So me [22 F] and this guy [22 M] started talking 2 years ago. We both had been through bad breakups. I was really nice to this guy, but it kinda fizzled out in a month. But he says he has caught feelings for me and says we are married in his head. I have been declining his invites for dates and have been really honest about the fact that I dont have any feelings for him. However, he says that He is madly in love with me and would hurt himself if I dont be in a relationship with him. He says, “you’re mine”, “I love you”, “Be with me” etc. Im really worried that if I cut him off, he will hurt himself. Help me out please.

31 comments
  1. This guy is being creepy and manipulative, you should absolutely cut him off, block him and don’t feel any guilt about it. His actions are not your responsibility.

  2. This is one of the biggest red flags in existence. Whatever you do, don’t give in.

  3. Cut off all contact. Immediately. This guy is clearly trying to manipulate you emotionally, attempting to guilt you into a relationship.

    You’ve tried being nice, it hasn’t worked. His behaviour will only get worse. Nows the time to cut it off.

  4. Block him and stop talking to him. Whatever he does afterwards is his choice.

  5. I went out with this girl once and she had a group of friends including this creepy dude called Dan who kept making suggestive comments about what he wanted to do to her and she ended up going to a house party with the friends but I didn’t know them so I wasn’t invited.
    Although she didn’t act upset, she told me later that Dan had spiked her drink and raped her. She wouldn’t go to the police though because she was Christian and didn’t want her parents to know that she was sexually active and I couldn’t tell the police because I didn’t know the friend group. She became really distant after that and went away to a university 120 miles away where she ended up cheating on me but would call me in tears telling me all the depraved things he forced her to do.

  6. Block his number/social media. Get the paperwork for a restraining order ready.

  7. Cut contact. He’s being creepy. If he threatens to hurt or kill himself call the police.

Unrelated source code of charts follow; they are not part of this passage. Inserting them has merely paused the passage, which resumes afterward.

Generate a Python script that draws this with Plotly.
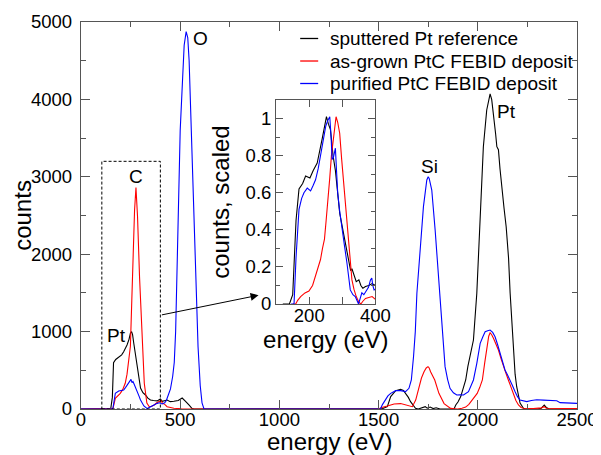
import plotly.graph_objects as go

FONT = "Liberation Sans, Arial, Helvetica, sans-serif"

# ---------------- main spectra (energy in eV, counts) ----------------
pt_ref_E = [0, 100, 140, 150, 158, 164, 175, 190, 205, 215, 232, 242, 249, 255, 260, 266, 275, 283, 292, 300,
            312, 325, 337, 350, 365, 384, 400, 410, 434, 450, 468, 490, 510, 520, 527, 544, 560, 570,
            1500, 1520, 1544, 1561, 1586, 1600, 1611, 1625, 1636, 1650, 1661, 1675, 1686, 1700, 1720, 1735,
            1745, 1760, 1775, 1790, 1810, 1880, 1889, 1900, 1914, 1930, 1939, 1950, 1961, 1978, 1995, 2012,
            2028, 2045, 2055, 2062, 2070, 2079, 2090, 2096, 2104, 2112, 2121, 2132, 2143, 2155, 2163, 2172,
            2179, 2188, 2196, 2205, 2213, 2230, 2240, 2300, 2320, 2335, 2345, 2360, 2500]
pt_ref_C = [0, 0, 0, 5, 150, 598, 640, 676, 700, 740, 827, 900, 978, 1000, 960, 850, 700, 504, 380, 271,
            210, 181, 140, 116, 110, 105, 130, 100, 116, 95, 100, 110, 142, 120, 100, 52, 5, 0,
            0, 5, 30, 160, 237, 250, 254, 240, 203, 150, 95, 40, 9, 0, 15, 30,
            10, 25, 5, 15, 0, 0, 52, 90, 160, 280, 375, 550, 676, 891, 1496, 2528,
            3389, 3863, 4000, 4070, 4000, 3824, 3550, 3389, 3350, 3100, 2829, 2600, 2355, 1950, 1496, 1100,
            723, 450, 288, 150, 77, 10, 0, 0, 10, 50, 20, 0, 0]

asgrown_E = [0, 155, 161, 173, 185, 198, 210, 223, 232, 240, 249, 256, 262, 270, 277, 285, 295, 307, 319, 332,
             344, 356, 369, 382, 395, 403, 411, 422, 434, 450, 468, 494, 510,
             1500, 1516, 1544, 1578, 1611, 1645, 1670, 1687, 1704, 1716, 1729, 1740, 1749, 1755, 1762, 1783,
             1804, 1818, 1830, 1863, 1897, 1920, 1939, 1955, 1972, 1997, 2010, 2023, 2035, 2045, 2055, 2062,
             2070, 2079, 2090, 2104, 2117, 2129, 2142, 2154, 2167, 2179, 2192, 2205, 2218, 2230, 2280, 2320,
             2335, 2345, 2400, 2500]
asgrown_C = [0, 0, 5, 138, 170, 202, 250, 332, 450, 594, 810, 1400, 2054, 2571, 2860, 2485, 1710, 934, 332, 77,
             30, 35, 52, 80, 95, 110, 73, 60, 30, 20, 10, 5, 0,
             0, 20, 39, 65, 70, 50, 30, 116, 288, 400, 482, 530, 547, 530, 482, 375,
             202, 120, 70, 8, 0, 10, 25, 60, 116, 202, 280, 375, 600, 805, 940, 985,
             960, 913, 850, 762, 650, 547, 460, 375, 280, 181, 110, 52, 20, 10, 5, 15,
             30, 10, 5, 5]

purified_E = [0, 155, 161, 173, 190, 205, 215, 225, 232, 243, 252, 257, 262, 268, 274, 285, 292, 300, 310, 317,
              334, 345, 359, 372, 384, 395, 409, 422, 430, 440, 451, 462, 470, 477, 484, 492, 500, 509, 520,
              530, 538, 545, 554, 567, 578, 590, 601, 610, 620,
              1500, 1509, 1520, 1533, 1547, 1561, 1586, 1611, 1636, 1653, 1665, 1676, 1685, 1693, 1709, 1726,
              1743, 1750, 1755, 1768, 1785, 1802, 1819, 1835, 1848, 1860, 1877, 1894, 1910, 1928, 1953, 1978,
              1995, 2012, 2025, 2037, 2050, 2062, 2075, 2087, 2100, 2112, 2125, 2137, 2150, 2163, 2175, 2188,
              2200, 2213, 2230, 2247, 2270, 2297, 2330, 2360, 2398, 2415, 2450, 2500]
purified_C = [0, 0, 10, 202, 232, 240, 245, 280, 310, 350, 383, 340, 355, 320, 288, 224, 170, 116, 70, 40,
              5, 20, 40, 60, 73, 80, 65, 80, 110, 181, 260, 420, 600, 1000, 1800, 2900, 3600, 4100, 4700,
              4875, 4800, 4500, 3800, 2600, 1700, 800, 300, 80, 0,
              0, 0, 60, 116, 170, 202, 237, 237, 225, 267, 375, 676, 1000, 1495, 2097, 2614,
              2959, 3000, 2980, 2829, 2313, 1667, 1020, 547, 380, 267, 210, 181, 185, 181, 224, 375,
              590, 849, 930, 999, 1010, 1020, 990, 934, 830, 720, 610, 504, 440, 375, 300, 224,
              160, 116, 107, 95, 110, 120, 115, 112, 107, 82, 78, 73]

# ---------------- inset spectra (energy in eV, scaled counts) ----------------
in_pt_E = [120, 140, 150, 160, 169, 180, 189, 202, 212, 224, 239, 246, 252, 258, 264, 272, 279, 292, 306, 319,
           325, 329, 336, 342, 350, 356, 362, 370, 380, 390, 400]
in_pt_C = [0, 0, 0.05, 0.45, 0.62, 0.65, 0.69, 0.68, 0.72, 0.76, 0.89, 0.95, 1.01, 0.97, 0.94, 0.8, 0.72, 0.49,
           0.35, 0.22, 0.18, 0.19, 0.15, 0.12, 0.13, 0.1, 0.085, 0.094, 0.1, 0.11, 0.1]

in_ag_E = [150, 159, 165, 174, 187, 199, 210, 219, 227, 234, 240, 246, 251, 256, 262, 267, 274, 281, 286, 292,
           298, 304, 310, 316, 322, 329, 335, 342, 350, 356, 362, 370, 380, 390, 400]
in_ag_C = [0, 0, 0.02, 0.04, 0.06, 0.07, 0.1, 0.15, 0.2, 0.24, 0.3, 0.35, 0.45, 0.54, 0.68, 0.8, 0.92, 1.01,
           0.98, 0.92, 0.78, 0.65, 0.5, 0.38, 0.25, 0.13, 0.08, 0.04, 0.01, 0.0, 0.015, 0.03, 0.035, 0.04, 0.025]

in_pu_E = [145, 154, 160, 169, 177, 184, 194, 204, 212, 219, 227, 234, 244, 250, 256, 262, 266, 269, 273, 279,
           283, 286, 292, 299, 306, 314, 319, 324, 332, 339, 344, 349, 354, 359, 365, 372, 379, 385, 389, 392,
           396, 400]
in_pu_C = [0, 0, 0.25, 0.51, 0.57, 0.6, 0.625, 0.61, 0.64, 0.67, 0.73, 0.8, 0.92, 0.96, 0.99, 1.01, 0.9, 0.78,
           0.79, 0.84, 0.7, 0.6, 0.5, 0.42, 0.32, 0.22, 0.14, 0.076, 0.05, 0.04, 0.02, 0.0, 0.03, 0.06, 0.05,
           0.07, 0.09, 0.13, 0.14, 0.1, 0.076, 0.08]

series_names = ["sputtered Pt reference", "as-grown PtC FEBID deposit", "purified PtC FEBID deposit"]
series_colors = ["#000000", "#ff0000", "#0000ff"]

fig = go.Figure()
main_data = [(pt_ref_E, pt_ref_C), (asgrown_E, asgrown_C), (purified_E, purified_C)]
inset_data = [(in_pt_E, in_pt_C), (in_ag_E, in_ag_C), (in_pu_E, in_pu_C)]

for (ex, cy), name, col in zip(main_data, series_names, series_colors):
    fig.add_trace(go.Scatter(x=ex, y=cy, mode="lines", name=name, showlegend=False,
                             line=dict(color=col, width=1.1), xaxis="x", yaxis="y"))
for (ex, cy), name, col in zip(inset_data, series_names, series_colors):
    fig.add_trace(go.Scatter(x=ex, y=cy, mode="lines", name=name, showlegend=False,
                             line=dict(color=col, width=1.1), xaxis="x2", yaxis="y2"))

axcol = "#555555"
tickfont = dict(family=FONT, size=18.5, color="#000")
titlefont = dict(family=FONT, size=24, color="#000")

# the page body adds an 8 px offset; the figure is sized to compensate
fig.update_layout(
    width=593, height=447,
    margin=dict(l=72.7, r=24, t=14, b=46, pad=0),
    plot_bgcolor="white", paper_bgcolor="white",
    font=dict(family=FONT, color="#000"),
    showlegend=False,
    xaxis=dict(domain=[0, 1], range=[0, 2500], dtick=500, tick0=0, showgrid=False, zeroline=False,
               automargin=False, ticklabelstandoff=-6,
               showline=True, linecolor=axcol, linewidth=1.3, mirror="ticks", ticks="inside",
               ticklen=9, tickcolor=axcol, tickfont=tickfont,
               minor=dict(dtick=250, ticks="inside", ticklen=5, tickcolor=axcol, showgrid=False)),
    yaxis=dict(domain=[0, 1], range=[0, 5000], dtick=1000, tick0=0, showgrid=False, zeroline=False,
               automargin=False, ticklabelstandoff=4,
               showline=True, linecolor=axcol, linewidth=1.3, mirror="ticks", ticks="inside",
               ticklen=9, tickcolor=axcol, tickfont=tickfont,
               minor=dict(dtick=500, ticks="inside", ticklen=5, tickcolor=axcol, showgrid=False)),
    xaxis2=dict(domain=[0.3935, 0.5936], anchor="y2", range=[100, 400], dtick=200, tick0=0,
                automargin=False, ticklabelstandoff=-5,
                showgrid=False, zeroline=False, showline=True, linecolor=axcol, linewidth=1.3,
                mirror="ticks", ticks="inside", ticklen=7, tickcolor=axcol, tickfont=tickfont,
                minor=dict(dtick=100, ticks="inside", ticklen=7, tickcolor=axcol, showgrid=False),
                title=dict(text="energy (eV)", font=titlefont, standoff=0)),
    yaxis2=dict(domain=[0.2713, 0.7984], anchor="x2", range=[0, 1.1], dtick=0.2, tick0=0,
                automargin=False,
                showgrid=False, zeroline=False, showline=True, linecolor=axcol, linewidth=1.3,
                mirror="ticks", ticks="inside", ticklen=7, tickcolor=axcol, tickfont=tickfont,
                minor=dict(dtick=0.1, ticks="inside", ticklen=4, tickcolor=axcol, showgrid=False),
                title=dict(text="counts, scaled", font=titlefont, standoff=9)),
)

# main axis titles
fig.add_annotation(xref="paper", yref="paper", x=0.5, y=-0.0827, xanchor="center", yanchor="middle",
                   text="energy (eV)", showarrow=False, font=titlefont)
fig.add_annotation(xref="paper", yref="paper", x=-0.1183, y=0.5, xanchor="center", yanchor="middle",
                   text="counts", textangle=-90, showarrow=False, font=titlefont)

# custom legend (short line samples + text), in paper coordinates
leg_rows_y = [0.9574, 0.8992, 0.8411]
for name, col, ly in zip(series_names, series_colors, leg_rows_y):
    fig.add_shape(type="line", xref="paper", yref="paper", x0=0.4419, x1=0.4782, y0=ly, y1=ly,
                  line=dict(color=col, width=1.3))
    fig.add_annotation(xref="paper", yref="paper", x=0.4982, y=ly, xanchor="left", yanchor="middle",
                       text=name, showarrow=False, font=dict(family=FONT, size=19, color="#000"))

# dashed box marking the zoomed region, and the arrow to the inset
fig.add_shape(type="rect", xref="x", yref="y", x0=105, x1=400, y0=0, y1=3200,
              line=dict(color="#000", width=1, dash="3px,2px"))
fig.add_annotation(xref="x", yref="y", axref="x", ayref="y", x=895, y=1470, ax=400, ay=1212,
                   text="", showarrow=True, arrowhead=2, arrowsize=1.6, arrowwidth=1, arrowcolor="#000")

# peak labels
labels = [("O", 601, 4790), ("C", 277, 3000), ("Pt", 181, 956), ("Si", 1756, 3130), ("Pt", 2143, 3840)]
for t, lx, ly in labels:
    fig.add_annotation(xref="x", yref="y", x=lx, y=ly, text=t, showarrow=False,
                       font=dict(family=FONT, size=19, color="#000"))

fig.write_html("out.html")
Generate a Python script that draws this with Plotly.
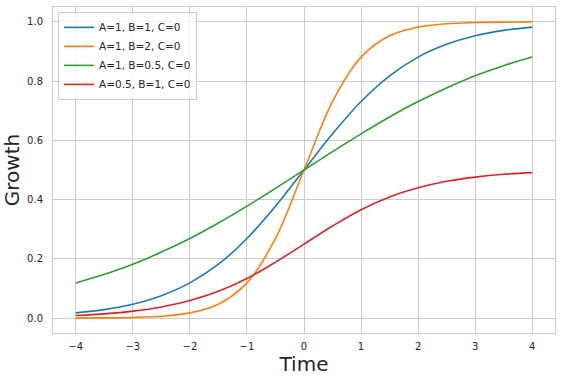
import plotly.graph_objects as go

time = [-4.0, -3.5, -3.0, -2.5, -2.0, -1.5, -1.0, -0.5, 0.0, 0.5, 1.0, 1.5, 2.0, 2.5, 3.0, 3.5, 4.0]
growth_a1_b1 = [0.018, 0.029, 0.047, 0.076, 0.119, 0.182, 0.269, 0.378, 0.5, 0.622, 0.731, 0.818, 0.881, 0.924, 0.953, 0.971, 0.982]
growth_a1_b2 = [0.0003, 0.0009, 0.0025, 0.0067, 0.018, 0.047, 0.119, 0.269, 0.5, 0.731, 0.881, 0.953, 0.982, 0.9933, 0.9975, 0.9991, 0.9997]
growth_a1_b05 = [0.119, 0.148, 0.182, 0.223, 0.269, 0.321, 0.378, 0.438, 0.5, 0.562, 0.622, 0.679, 0.731, 0.777, 0.818, 0.852, 0.881]
growth_a05_b1 = [0.009, 0.0145, 0.0237, 0.038, 0.0596, 0.091, 0.134, 0.189, 0.25, 0.311, 0.366, 0.409, 0.440, 0.462, 0.476, 0.4855, 0.491]

series_names = ["A=1, B=1, C=0", "A=1, B=2, C=0", "A=1, B=0.5, C=0", "A=0.5, B=1, C=0"]
series_values = [growth_a1_b1, growth_a1_b2, growth_a1_b05, growth_a05_b1]
colors = ["#1f77b4", "#ff7f0e", "#2ca02c", "#d62728"]

fig = go.Figure()
for name, vals, c in zip(series_names, series_values, colors):
    fig.add_trace(go.Scatter(x=time, y=vals, mode="lines", name=name,
                             line=dict(color=c, width=1.6, shape="spline", smoothing=1.0)))

font_family = "DejaVu Sans"
axis_common = dict(
    showgrid=True, gridcolor="#cccccc", gridwidth=1,
    zeroline=False, showline=True, linecolor="#cccccc", linewidth=1, mirror=True,
    ticks="", tickfont=dict(family=font_family, size=10, color="#262626"),
)

fig.update_layout(
    width=562, height=380,
    margin=dict(l=53, r=7, t=7, b=47),
    paper_bgcolor="white", plot_bgcolor="white",
    font=dict(family=font_family, color="#262626"),
    xaxis=dict(range=[-4.4, 4.4], tickvals=[-4, -3, -2, -1, 0, 1, 2, 3, 4],
               ticktext=["\u22124", "\u22123", "\u22122", "\u22121", "0", "1", "2", "3", "4"],
               title=dict(text="Time", font=dict(family=font_family, size=20, color="#262626"), standoff=5),
               ticklabelstandoff=4, automargin=False,
               **axis_common),
    yaxis=dict(range=[-0.05, 1.05], tickvals=[0, 0.2, 0.4, 0.6, 0.8, 1.0],
               ticktext=["0.0", "0.2", "0.4", "0.6", "0.8", "1.0"],
               title=dict(text="Growth", font=dict(family=font_family, size=20, color="#262626"), standoff=5),
               ticklabelstandoff=7, automargin=True,
               **axis_common),
    legend=dict(x=0.01, y=0.985, xanchor="left", yanchor="top",
                bgcolor="rgba(255,255,255,0.8)", bordercolor="#cccccc", borderwidth=1,
                font=dict(family=font_family, size=10.5, color="#262626"),
                tracegroupgap=0, itemwidth=30),
    showlegend=True,
)

fig.write_html("out.html", config={"displayModeBar": False},
               post_script="document.body.style.margin='0';document.body.style.padding='0';")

  8. Goodness. Whatever he decides to do or not do in his life is not your responsibility. However, you are responsible for your own actions. One of which has been your decision to maintain contact with this person. Doing so has left the door open for him to keep believing this relationship is viable.

    It’s time to block him and go completely NO CONTACT. Completely. No excuses. Also. It’s important to alwaysock your doors and never answer your door to him.

    You need to be strong, OP.

  9. Eww. Cut him off. By continuing to interact with him, he continues with his delusions. You need to stop interacting with him

  10. His actions are on him. He’s manipulating you because you refuse to give him what he wants. It’s normal to be concerned for his safety. Manipulative assholes are still human. I get that, but even if he does hurt himself (highly doubt he will), it’s his fault, not yours.

  11. Op you need to cut all contact. This guy is nuts. I know what it’s like to feel responsible for their well being by providing them contact, I’ve been in that spot before, but you need to look out for yourself and what this guy is doing to you is incredibly unfair and abusive

    Best of luck to you

  12. Anytime someone says this they 99.99999% of the time don’t do anything. He’s manipulating you. Cut him off.

  13. I have been through something incredibly similar. Not the same amount of time but scarily similar from the details you provided. I cut contact finally after spending so much time feeling miserable because I felt like I couldn’t leave. It was horrible but my mental state cleared up a lot after I blocked him. The person in my experience also threatened things to me. If you need to talk about anything further please don’t hesitate to reach out!

  14. You need to block him and get some distance. This is how murder podcasts start.

    If he threatens to harm himself, call the emergency line, you aren’t equipped to handle his mental health issues.

  15. I don’t know. Someone who likes you that much might be worth a second look.

  16. He’s deranged. Get a restraining order agsinst him immediately. Men like this become dangerous stalkers and even kill the women who they fixate on. Take his threats seriously. Cut off all communication. Go to the police and do not let them blow you off as if hes not dangerous.

  17. A sweet girl in our town had a boyfriend like this. She tried breaking up with him and somehow he got her into his car and drove straight into a tree going highway speed and killed the both of them. Be careful. Take all precautions.

  18. cut all contact, you might feel bad but it’s best. It’s best for him and yourself. He will learn eventually. He clearly doesn’t know how relationships work.

  19. He is not your responsibility and is trying to manipulate you. You need to just cut him off. He’s being obsessive and I’d be concerned if he develops an “if I can’t have you, no one can” mindset. For your own safety and mental well-being you need to stop talking to him

  20. He sounds like he may try to hurt you. Block him, distance yourself. Let family and friends know about this person just in case anything happens.

  21. Been there done that, it’s best to just block them. They’re just the same as an abusive husband doing everything to control his wife. It won’t become a relationship so cut off contact. Please stay safe in case he goes psycho. It’s hard but u get over it and then it’s nothing.